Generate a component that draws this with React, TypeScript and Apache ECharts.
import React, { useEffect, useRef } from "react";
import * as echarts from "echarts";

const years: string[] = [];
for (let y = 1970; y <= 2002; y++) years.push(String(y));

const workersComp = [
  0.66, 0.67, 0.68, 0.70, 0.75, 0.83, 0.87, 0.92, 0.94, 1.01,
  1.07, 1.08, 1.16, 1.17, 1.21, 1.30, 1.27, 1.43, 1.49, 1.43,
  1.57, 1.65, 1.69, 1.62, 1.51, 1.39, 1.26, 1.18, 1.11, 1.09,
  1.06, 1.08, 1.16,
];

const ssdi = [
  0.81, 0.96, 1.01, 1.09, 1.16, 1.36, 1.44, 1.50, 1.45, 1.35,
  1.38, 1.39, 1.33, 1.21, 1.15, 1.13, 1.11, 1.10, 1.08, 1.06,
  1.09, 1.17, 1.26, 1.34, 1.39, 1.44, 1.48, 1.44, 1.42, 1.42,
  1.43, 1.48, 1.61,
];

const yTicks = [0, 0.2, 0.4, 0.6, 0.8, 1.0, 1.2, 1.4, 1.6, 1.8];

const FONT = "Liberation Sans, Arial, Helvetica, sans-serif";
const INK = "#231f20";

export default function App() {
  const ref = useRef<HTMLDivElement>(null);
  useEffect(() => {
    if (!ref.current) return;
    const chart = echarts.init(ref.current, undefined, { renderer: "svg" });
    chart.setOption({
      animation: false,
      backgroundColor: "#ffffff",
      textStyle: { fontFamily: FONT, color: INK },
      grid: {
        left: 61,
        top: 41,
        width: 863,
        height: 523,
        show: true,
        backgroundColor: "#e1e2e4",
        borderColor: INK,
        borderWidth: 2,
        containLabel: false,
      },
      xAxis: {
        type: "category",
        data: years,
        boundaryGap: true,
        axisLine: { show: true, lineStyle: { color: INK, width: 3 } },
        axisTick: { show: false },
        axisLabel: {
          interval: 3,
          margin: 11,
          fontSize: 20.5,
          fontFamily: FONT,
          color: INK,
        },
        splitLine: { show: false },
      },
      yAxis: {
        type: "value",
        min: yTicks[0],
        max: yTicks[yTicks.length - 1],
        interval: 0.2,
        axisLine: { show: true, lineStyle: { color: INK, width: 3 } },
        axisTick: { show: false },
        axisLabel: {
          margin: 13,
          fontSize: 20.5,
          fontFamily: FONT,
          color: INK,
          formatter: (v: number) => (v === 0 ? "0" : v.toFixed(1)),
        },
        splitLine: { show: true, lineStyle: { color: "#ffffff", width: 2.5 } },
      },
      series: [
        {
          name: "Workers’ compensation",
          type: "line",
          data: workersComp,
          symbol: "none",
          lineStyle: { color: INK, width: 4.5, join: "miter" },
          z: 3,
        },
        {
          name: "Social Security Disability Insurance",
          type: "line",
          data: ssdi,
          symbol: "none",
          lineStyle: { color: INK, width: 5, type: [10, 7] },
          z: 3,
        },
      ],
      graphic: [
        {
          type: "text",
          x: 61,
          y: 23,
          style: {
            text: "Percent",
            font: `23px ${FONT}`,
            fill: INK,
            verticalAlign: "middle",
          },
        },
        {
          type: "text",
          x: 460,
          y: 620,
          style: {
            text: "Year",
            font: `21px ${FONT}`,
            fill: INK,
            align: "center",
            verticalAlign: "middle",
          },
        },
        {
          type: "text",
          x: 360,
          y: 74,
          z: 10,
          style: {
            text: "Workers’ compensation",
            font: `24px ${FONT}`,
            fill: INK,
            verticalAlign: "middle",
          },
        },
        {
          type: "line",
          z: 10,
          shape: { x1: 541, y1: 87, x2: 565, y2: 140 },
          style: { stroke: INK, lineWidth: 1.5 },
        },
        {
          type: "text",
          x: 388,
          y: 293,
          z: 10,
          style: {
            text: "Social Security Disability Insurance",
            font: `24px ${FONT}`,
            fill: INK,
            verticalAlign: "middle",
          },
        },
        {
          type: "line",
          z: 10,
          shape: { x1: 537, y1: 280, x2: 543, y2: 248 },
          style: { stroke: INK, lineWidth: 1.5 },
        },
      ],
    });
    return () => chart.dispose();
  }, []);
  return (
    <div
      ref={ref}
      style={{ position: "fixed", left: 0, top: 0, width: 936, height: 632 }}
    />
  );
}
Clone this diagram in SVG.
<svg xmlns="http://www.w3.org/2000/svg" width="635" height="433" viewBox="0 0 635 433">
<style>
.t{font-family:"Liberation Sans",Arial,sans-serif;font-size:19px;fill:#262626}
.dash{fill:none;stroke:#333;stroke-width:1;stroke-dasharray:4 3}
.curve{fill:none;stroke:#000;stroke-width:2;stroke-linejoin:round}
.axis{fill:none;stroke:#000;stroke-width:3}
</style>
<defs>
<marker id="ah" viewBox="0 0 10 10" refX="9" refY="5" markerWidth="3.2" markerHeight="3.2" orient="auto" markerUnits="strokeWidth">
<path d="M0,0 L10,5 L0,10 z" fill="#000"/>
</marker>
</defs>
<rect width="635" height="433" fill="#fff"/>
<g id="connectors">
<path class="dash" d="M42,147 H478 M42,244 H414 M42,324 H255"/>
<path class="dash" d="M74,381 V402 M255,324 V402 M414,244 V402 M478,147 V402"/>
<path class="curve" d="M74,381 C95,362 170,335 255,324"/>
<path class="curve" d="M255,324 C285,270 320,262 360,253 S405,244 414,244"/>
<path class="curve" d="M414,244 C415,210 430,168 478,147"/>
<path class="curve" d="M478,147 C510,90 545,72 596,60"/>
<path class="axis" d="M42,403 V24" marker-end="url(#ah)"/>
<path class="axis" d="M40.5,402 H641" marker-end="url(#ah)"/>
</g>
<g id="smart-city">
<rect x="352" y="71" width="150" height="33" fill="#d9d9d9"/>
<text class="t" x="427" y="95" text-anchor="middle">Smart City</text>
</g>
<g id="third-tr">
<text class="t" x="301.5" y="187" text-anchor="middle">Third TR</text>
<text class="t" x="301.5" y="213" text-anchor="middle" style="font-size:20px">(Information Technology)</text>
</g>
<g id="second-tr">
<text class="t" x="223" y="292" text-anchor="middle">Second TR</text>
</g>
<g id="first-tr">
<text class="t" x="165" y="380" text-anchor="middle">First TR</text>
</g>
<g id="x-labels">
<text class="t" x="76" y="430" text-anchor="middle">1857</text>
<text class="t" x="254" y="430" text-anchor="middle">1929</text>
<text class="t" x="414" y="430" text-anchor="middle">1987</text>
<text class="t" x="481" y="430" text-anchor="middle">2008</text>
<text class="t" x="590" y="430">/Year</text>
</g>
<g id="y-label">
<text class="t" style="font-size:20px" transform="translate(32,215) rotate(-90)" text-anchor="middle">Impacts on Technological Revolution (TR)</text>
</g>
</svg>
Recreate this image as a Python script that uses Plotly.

════════════════

Extract the first line above and each line after it up to and including the one with "for (let y = 1970;", please, exactly and with nothing else.

Generate a component that draws this with React, TypeScript and Apache ECharts.
import React, { useEffect, useRef } from "react";
import * as echarts from "echarts";

const years: string[] = [];
for (let y = 1970; y <= 2002; y++) years.push(String(y));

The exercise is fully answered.